Finally, there is often no room for maxed-out EDs to expand. By definition, traditional hospital-based EDs are situated in hospital buildings on hospital campuses. For many “landlocked” urban campuses, that often means there is no opportunity to add capacity.
Opportunities for providers
But let’s put aside for a moment the growing array of challenges faced by ED care providers. Now let’s examine the strategic needs and opportunities many hospitals and health systems have identified in recent years.
For example, there is an attractive opportunity to provide more outpatient services. Outpatient care is the fastest-growing component of the U.S. healthcare system. It also tends to be more profitable for providers. Not surprisingly, the “outmigration” of care is seen by providers as far and away their No. 1 new business opportunity, identified by 33% of respondents in a recent Bank of America hospital survey. Cardiac care and physician joint ventures were a distant second with 15% each; followed by outpatient diagnostics and cash/retail businesses, 12% each; general imaging and general surgical, 8% each; sleep labs/disorders, 6%; and pain management, 4%.
At the same time, many urban providers seek to extend their brand and defend?or expand?their market shares in growing suburbs. Adding off-campus facilities also improves convenience and access to care for nearby patients and their families. Many providers are also looking for greater revenue diversity and growth, increased patient satisfaction, and better strategic alignment with their physicians.
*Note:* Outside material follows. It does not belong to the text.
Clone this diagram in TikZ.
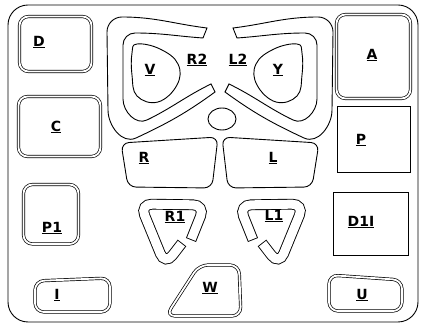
\documentclass[tikz,border=0pt]{standalone}
\usepackage{fontspec}
\setsansfont{DejaVu Sans}
\begin{document}
\begin{tikzpicture}[x=1pt, y=-1pt,
    pad/.style={draw, line width=0.7pt, double, double distance=1.8pt, rounded corners=9pt},
    plate/.style={draw, line width=0.9pt},
    lbl/.style={font=\sffamily\bfseries\fontsize{14}{14}\selectfont, inner sep=0pt}]
\useasboundingbox (0,0) rectangle (421,328);

% outer frame
\draw[plate, rounded corners=20pt] (8,5) rectangle (418,322);

% left column pads
\draw[pad] (19.5,16.5) rectangle (91.5,71.5);
\draw[pad] (18.5,96.5) rectangle (100.5,156.5);
\draw[pad] (23.5,184.5) rectangle (78.5,244);
\draw[pad] (35,281) -- (110,278) -- (110,312) -- (35,312) -- cycle;

% right column pads
\draw[pad] (336.5,14.5) rectangle (410.5,98.5);
\draw[plate] (337,106) rectangle (410,172);
\draw[plate] (333,192) rectangle (408,255);
\draw[pad] (329,275) -- (402,280) -- (402,311) -- (329,311) -- cycle;

% bottom pad
\draw[pad] (199,265) -- (239,265) -- (241,316) -- (166,316) -- cycle;

% wings, mirrored (angles are screen angles)
\foreach \s/\o in {1/0, -1/440} {
  \begin{scope}[shift={(\o,0)}, xscale=\s]
    \draw[plate] (207,28) to[out=173, in=0] (122,17) to[out=180, in=90] (107,32)
      -- (108,110) to[out=-90, in=205] (136,138) to[out=25, in=216] (215,92)
      -- (211,84) to[out=206, in=26] (147,120) to[out=206, in=-90] (123,99)
      -- (123,45) to[out=90, in=180] (135,33) to[out=0, in=176] (203,38) -- cycle;
    % shoulder plates
    \draw[plate, rounded corners=8pt] (121,143) -- (218,137) -- (212,188) -- (128,187) -- cycle;
  \end{scope}
}

% inner sticks
\foreach \s/\o in {1/0, -1/434} {
  \begin{scope}[shift={(\o,0)}, xscale=\s]
    \draw[plate] plot[smooth cycle, tension=0.7] coordinates {(137,44) (160,49) (178,64)
      (177,85) (158,102) (137,96) (132,75) (132,53)};
  \end{scope}
}

% triggers
\foreach \s/\o in {1/0, -1/444} {
  \begin{scope}[shift={(\o,0)}, xscale=\s]
    \draw[line width=10.8pt, rounded corners=12pt] (191,240) -- (205,205) -- (140,204)
      -- (165,265) -- (182,243);
    \draw[white, line width=9pt, rounded corners=12pt, shorten <=0.9pt, shorten >=0.9pt]
      (191,240) -- (205,205) -- (140,204) -- (165,265) -- (182,243);
  \end{scope}
}

% home button
\draw[plate] (222,119) ellipse [x radius=14, y radius=11];

% labels
\node[lbl] (lD) at (39,42) {\underline{D}};
\node[lbl] (lC) at (56,127) {\underline{C}};
\node[lbl] (lP1) at (52,228) {\underline{P1}};
\node[lbl] (lI) at (57,295) {\underline{I}};
\node[lbl] (lA) at (372,55) {\underline{A}};
\node[lbl] (lP) at (361,140) {\underline{P}};
\node[lbl] (lD1I) at (361,222) {\underline{D1I}};
\node[lbl] (lU) at (362,295) {\underline{U}};
\node[lbl] (lW) at (210,288) {\underline{W}};
\node[lbl] (lV) at (150,70) {\underline{V}};
\node[lbl] (lY) at (278,70) {\underline{Y}};
\node[lbl] (lR2) at (197,60) {\underline{R2}};
\node[lbl] (lL2) at (238,60) {\underline{L2}};
\node[lbl] (lR) at (144,158) {\underline{R}};
\node[lbl] (lL) at (273,158) {\underline{L}};
\node[lbl] (lR1) at (175,217) {\underline{R1}};
\node[lbl] (lL1) at (274,216) {\underline{L1}};
\end{tikzpicture}
\end{document}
Yet these needs and opportunities all come at a time when most providers are facing significant capital constraints at both the facility and system levels. Yes, the worst of the credit crunch is behind us. But capital remains more costly and difficult to obtain than it was only two to three years ago—and most providers don’t expect that to change anytime soon.
Thus many providers confront two separate challenges. On the one hand, they face the mounting difficulties associated with ED care. On the other, they must achieve their organizational objectives in an era of constrained capital. With the potential to alleviate both problems in a single stroke, is it any wonder that more and more providers are considering freestanding EDs?
EDs outside the box
Freestanding EDs, or FSEDs, are still an evolving concept. Due to the number of variables, it is difficult to define “emergency department,” let alone “freestanding emergency department.” But most providers would at least agree that freestanding EDs are healthcare facilities that deliver emergency services at a non-hospital-based (i.e., off-campus) location.
Beyond that, the characteristics vary. Although the vast majority of freestanding EDs are affiliated with hospitals or health systems, they might be treated as part of the system or as a separate legal and financial entity. In addition to emergency services, freestanding ED buildings can also include ambulatory surgery centers, laboratories, imaging centers, and primary care and specialty physicians’ offices.
The general concept of freestanding EDs has existed for decades, but its popularity has increased sharply in recent years. According to the AHA’s 2009 annual U.S. hospital trends survey, there were 191 hospital-owned freestanding EDs, not including independently owned and operated facilities. That represented an increase of almost 31% since 2005.
Why are freestanding EDs on the rise? More and more providers and private developers have begun using these facilities to directly address many of the thorny issues confronting emergency care while furthering their organizational objectives.